El semblante no comunica ninguna pasión, es hermético y poco nos deja deducir de su personalidad. Sin embargo, podemos conocerlo a través de cartas, documentos y en general, de todas las fuentes de la historia en mayúsculas, esa que narra los hechos de los poderosos.
Por el contrario, ¿quiénes eran sus súbditos y cuales sus semblantes? ¿Cómo se comportaban, qué sentían o pensaban los ciudadanos anónimos?
Carlo Guinzburg en el 'Queso y los gusanos' (1976), intentó aproximarse a esa microhistoria que ponía en contexto la vida de esa masa invisible de hombres que molían la harina, cultivaban la tierra, bailaban en fiestas campestres o bebían vino. Esa otra humanidad que empezó a ser representada en su vida cotidiana por los artistas flamencos y entre ellos, a la cabeza, Pieter Bruegel el Viejo.
No hay prácticamente efigies de personajes desconocidos en las obras del pasado y los que para nosotros lo son, probablemente en su momento, fueron 'alguien'.
Estos días, tenemos la suerte de contar con un bello retrato de una persona identificada como Jerónimo de Cevallos que cuelga en el Museo de Arte Moderno y Contemporáneo de Santander, procedente del Museo del Prado gracias al proyecto 'El arte que conecta'. Sabemos de él que era un hombre de leyes, erudito y coleccionista, además de regidor de Toledo durante un tiempo. Y considero una suerte poder contemplarlo porque es uno de los últimos retratos que realizó con especial maestría el Greco. Además, se distingue por algo inaudito y que escapa a los convencionalismos: un gesto en la mirada, como si acabara de verse sorprendido, que humaniza a este abogado del Toledo del siglo XVI. Ese breve rictus desvela con timidez algún rasgo de su temperamento, una cierta emoción o bien un sentimiento de melancolía.

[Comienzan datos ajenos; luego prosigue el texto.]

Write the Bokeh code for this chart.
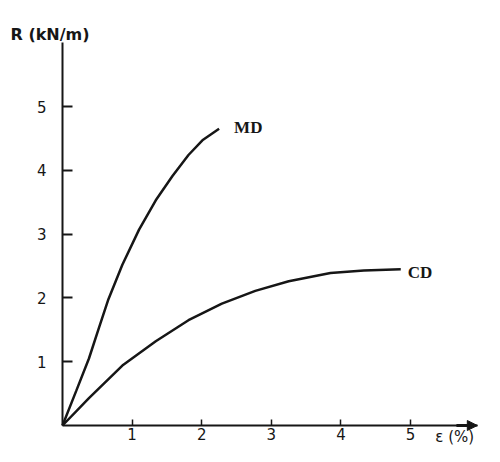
from bokeh.plotting import figure
from bokeh.models import Range1d, FixedTicker, Label, Arrow, NormalHead, ColumnDataSource
from bokeh.core.properties import value
from bokeh.embed import file_html
from bokeh.resources import INLINE

# ---- data ----
md_strain = [0, 0.2, 0.38, 0.52, 0.66, 0.86, 1.10, 1.34, 1.58, 1.81, 2.01, 2.25]
md_force = [0, 0.55, 1.05, 1.52, 1.98, 2.52, 3.07, 3.53, 3.91, 4.24, 4.47, 4.65]
cd_strain = [0, 0.38, 0.86, 1.34, 1.81, 2.29, 2.77, 3.25, 3.85, 4.33, 4.86]
cd_force = [0, 0.43, 0.94, 1.32, 1.65, 1.91, 2.11, 2.26, 2.39, 2.43, 2.45]
curve_names = ["MD", "CD"]
x_ticks = [1, 2, 3, 4, 5]
y_ticks = [1, 2, 3, 4, 5]
x_title = "ε (%)"
y_title = "R (kN/m)"
X_MAX = 5.96
Y_MAX = 6.0

INK = "#161616"
W, H = 484, 446
# pixel layout: origin of the axes and scale (px per unit)
OX, OY, SX, SY = 62, 425, 69.6, 63.8

p = figure(width=W, height=H,
           x_range=Range1d(-OX / SX, (W - OX) / SX),
           y_range=Range1d(-(H - OY) / SY, OY / SY),
           output_backend="svg", toolbar_location=None,
           min_border_left=0, min_border_right=0, min_border_top=0, min_border_bottom=0)
p.outline_line_color = None
p.xgrid.visible = False
p.ygrid.visible = False
p.background_fill_color = "white"
p.border_fill_color = "white"

for ax in (p.xaxis, p.yaxis):
    ax.fixed_location = 0
    ax.axis_line_color = INK
    ax.axis_line_width = 2
    ax.major_tick_line_color = INK
    ax.minor_tick_line_color = None
    ax.major_tick_out = 0
    ax.major_label_text_font = "DejaVu Sans"
    ax.major_label_text_font_size = "15px"
    ax.major_label_text_color = INK

p.xaxis.bounds = (0, X_MAX)
p.yaxis.bounds = (0, Y_MAX)
p.xaxis.ticker = FixedTicker(ticks=x_ticks)
p.yaxis.ticker = FixedTicker(ticks=y_ticks)
p.xaxis.major_tick_in = 6
p.xaxis.major_tick_line_width = 1.5
p.yaxis.major_tick_in = 10
p.yaxis.major_tick_line_width = 2
p.xaxis.major_label_standoff = 2
p.yaxis.major_label_standoff = 16

src_md = ColumnDataSource(dict(x=md_strain, y=md_force))
src_cd = ColumnDataSource(dict(x=cd_strain, y=cd_force))
p.line("x", "y", source=src_md, line_width=2.5, line_color=INK)
p.line("x", "y", source=src_cd, line_width=2.5, line_color=INK)

# curve labels next to the curve ends
lab_kw = dict(text_align="left", text_baseline="middle",
              text_font=value("Liberation Serif"), text_font_style="bold",
              text_font_size="17px", text_color=INK)
p.text(x=[md_strain[-1]], y=[md_force[-1]], text=[curve_names[0]],
       x_offset=15, y_offset=-1, **lab_kw)
p.text(x=[cd_strain[-1]], y=[cd_force[-1]], text=[curve_names[1]],
       x_offset=7, y_offset=3, **lab_kw)

# arrow head on the strain axis
p.add_layout(Arrow(end=NormalHead(size=10, fill_color=INK, line_color=INK, line_width=1),
                   x_start=X_MAX - 0.3, y_start=0, x_end=X_MAX, y_end=0,
                   line_color=INK, line_width=3))

# axis titles
p.add_layout(Label(x=0, y=Y_MAX, text=y_title, x_offset=-52, y_offset=8,
                   text_font="DejaVu Sans", text_font_style="bold", text_font_size="16px",
                   text_color=INK, text_baseline="alphabetic"))
p.add_layout(Label(x=X_MAX, y=0, text=x_title, x_offset=-42, y_offset=-11,
                   text_font="DejaVu Sans", text_font_size="15px",
                   text_color=INK, text_baseline="alphabetic"))

open("out.html", "w").write(file_html(p, INLINE))
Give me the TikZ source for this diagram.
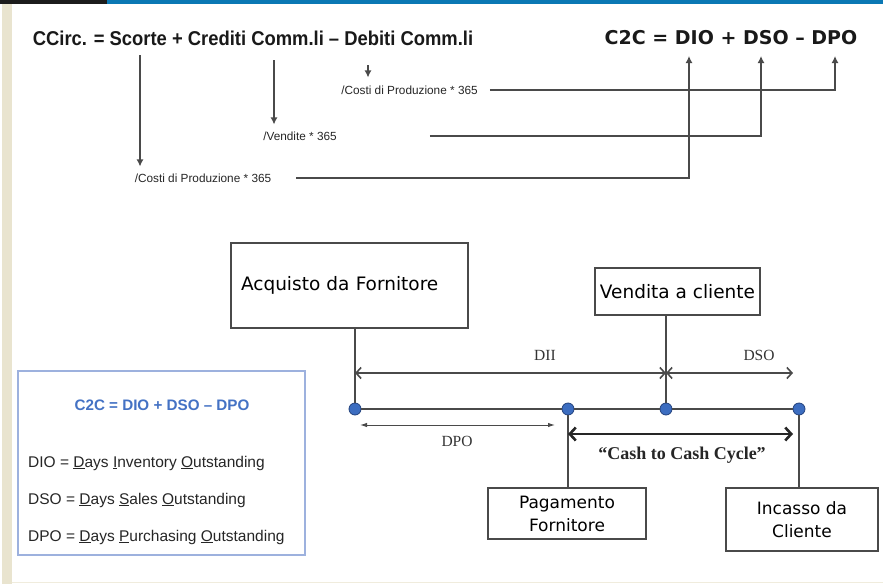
\documentclass[tikz,border=0pt]{standalone}
\usepackage{fontspec}
\setmainfont{Liberation Serif}
\newfontfamily\arialf{Liberation Sans}
\newfontfamily\narrowbf[FakeStretch=0.92]{Liberation Sans}
\newfontfamily\verdf{DejaVu Sans}
\usetikzlibrary{arrows.meta}
\definecolor{topdark}{HTML}{1C1C1C}
\definecolor{topblue}{HTML}{0A78B4}
\definecolor{beige}{HTML}{E9E4CF}
\definecolor{linegray}{HTML}{4A4A4A}
\definecolor{legblue}{HTML}{4472C4}
\definecolor{legborder}{HTML}{9DB1DE}
\definecolor{dotfill}{HTML}{3C6DC0}
\definecolor{dotdraw}{HTML}{23427E}
\tikzset{
  conn/.style={draw=linegray, line width=1.3pt},
  toparrow/.style={conn, -{Latex[length=7pt,width=7pt]}},
  smalllab/.style={font=\arialf\fontsize{11.8}{12}\selectfont, inner sep=0pt, text=black!85},
  evbox/.style={draw=linegray, line width=1.3pt, fill=white, font=\verdf\fontsize{18.5}{22}\selectfont, align=center, inner sep=0pt},
  tdot/.style={circle, fill=dotfill, draw=dotdraw, line width=0.8pt, minimum size=12pt, inner sep=0pt},
  tline/.style={conn, line width=1.6pt},
  barbs/.style={conn, line width=1.6pt, {Straight Barb[length=5pt,width=11pt]}-{Straight Barb[length=5pt,width=11pt]}},
  serlab/.style={font=\fontsize{15.5}{16}\selectfont, inner sep=0pt, text=black!80},
  legtext/.style={font=\arialf\fontsize{15.5}{16}\selectfont, inner sep=0pt, anchor=west, text=black!85}
}
\begin{document}
\begin{tikzpicture}[x=1pt,y=-1pt]
\useasboundingbox (0,0) rectangle (883,584);
\fill[white] (0,0) rectangle (883,584);
\fill[topdark] (0,0) rectangle (107,3.5);
\fill[topblue] (107,0) rectangle (883,3.5);
\fill[beige] (2,3.5) rectangle (12,584);
\draw[beige!70, line width=1pt] (12,582) -- (883,582);

% formulas
\node[font=\narrowbf\bfseries\fontsize{20}{20}\selectfont, inner sep=0pt, text=black!90] (ccirc) at (253,38) {CCirc. = Scorte + Crediti Comm.li – Debiti Comm.li};
\node[font=\verdf\bfseries\fontsize{19}{19}\selectfont, inner sep=0pt, text=black!90] (c2c) at (731,38) {C2C = DIO + DSO – DPO};

\coordinate (s1) at (140,55);
\coordinate (s2) at (274,60);
\coordinate (s3) at (368,65);
\coordinate (tDIO) at (689,56);
\coordinate (tDSO) at (761,56);
\coordinate (tDPO) at (835,56);

\node[smalllab] (lab1) at (203,178) {/Costi di Produzione * 365};
\node[smalllab] (lab2) at (300,136) {/Vendite * 365};
\node[smalllab] (lab3) at (409.5,90) {/Costi di Produzione * 365};

\draw[toparrow, shorten >=7pt] (s1) -- (s1 |- lab1.north);
\draw[toparrow, shorten >=7pt] (s2) -- (s2 |- lab2.north);
\draw[toparrow, shorten >=8pt] (s3) -- (s3 |- lab3.north);

\draw[toparrow] ([xshift=12pt]lab3.east) -| (tDPO);
\draw[toparrow] ([xshift=93pt]lab2.east) -| (tDSO);
\draw[toparrow] ([xshift=25pt]lab1.east) -| (tDIO);

% event boxes
\node[evbox, align=left, text width=217pt, inner xsep=10pt, minimum height=85pt] (acq) at (349.5,285.5) {Acquisto da Fornitore};
\node[evbox, minimum width=165pt, minimum height=47pt] (ven) at (677.5,291.5) {Vendita a cliente};
\node[evbox, font=\verdf\fontsize{17}{23}\selectfont, minimum width=158pt, minimum height=51pt] (pag) at (567,513.5) {Pagamento\\Fornitore};
\node[evbox, font=\verdf\fontsize{17}{23}\selectfont, minimum width=152pt, minimum height=63pt] (inc) at (802,519.5) {Incasso da\\Cliente};

% timeline
\node[tdot] (d1) at (355,409) {};
\node[tdot] (d2) at (568,409) {};
\node[tdot] (d3) at (666,409) {};
\node[tdot] (d4) at (799,409) {};
\draw[tline] (d1) -- (d2);
\draw[tline] (d2) -- (d3);
\draw[tline] (d3) -- (d4);
\draw[tline] (d1 |- acq.south) -- (d1);
\draw[tline] (d3 |- ven.south) -- (d3);
\draw[tline] (d2) -- (d2 |- pag.north);
\draw[tline] (d4) -- (d4 |- inc.north);

\coordinate (dsoend) at (793,373);
\draw[barbs] (d1 |- dsoend) -- (d3 |- dsoend);
\draw[barbs] (d3 |- dsoend) -- (dsoend);
\coordinate (dpoa) at (360,425);
\coordinate (dpob) at (555,425);
\draw[conn, line width=1pt, {Latex[length=7pt,width=4.5pt]}-{Latex[length=7pt,width=4.5pt]}] (dpoa) -- (dpob);
\coordinate (ccend) at (793,434);
\draw[conn, draw=black!85, line width=2.6pt, {Straight Barb[length=6pt,width=13pt]}-{Straight Barb[length=6pt,width=13pt]}] (d2 |- ccend) -- (ccend);

\node[serlab] (lDII) at (545,355) {DII};
\node[serlab] (lDSO) at (759,355) {DSO};
\node[serlab] (lDPO) at (457,441) {DPO};
\node[font=\bfseries\fontsize{18}{18}\selectfont, inner sep=0pt, text=black!85] (lcc) at (682,455) {“Cash to Cash Cycle”};

% legend
\node[draw=legborder, line width=1.2pt, minimum width=287pt, minimum height=184pt, inner sep=0pt] (leg) at (161.5,463) {};
\node[font=\arialf\bfseries\fontsize{15.2}{16}\selectfont, text=legblue, inner sep=0pt] (legt) at (162,405) {C2C = DIO + DSO – DPO};
\node[legtext] (l1) at (28,463) {DIO = \underline{D}ays \underline{I}nventory \underline{O}utstanding};
\node[legtext] (l2) at (28,500) {DSO = \underline{D}ays \underline{S}ales \underline{O}utstanding};
\node[legtext] (l3) at (28,537) {DPO = \underline{D}ays \underline{P}urchasing \underline{O}utstanding};
\end{tikzpicture}
\end{document}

Arduo resulta pretender «reconstruir la vida afectiva de antaño», como proponía el filósofo francés Lucien Febvre: «una tarea sumamente atractiva y terriblemente difícil».
Al menos, a través de los magníficos retratos del Greco a la corte de intelectuales y eclesiásticos en la ciudad de adopción, en la que finalmente recaló el cretense después de su largo periplo en busca de comitentes, es posible penetrar en el entramado humano del que se rodeó el artista y obtener así una imagen más precisa del mundo en el que vivió. Contemplando los rostros de sus patrocinadores y mecenas, entendemos esa humanidad a la que se refería Gonnord y, a partir de ellos, podemos incluso llegar a entender mejor la personalidad y los logros de un creador al que la historia ha adjetivado con los más variados epítetos: soberbio, loco, estrábico o genio testarudo, entre otros muchos.
Propongo que miremos más de cerca a Jerónimo e intentemos adentrarnos en su alma. Solo así podremos juzgar su calidad humana por nosotros mismos.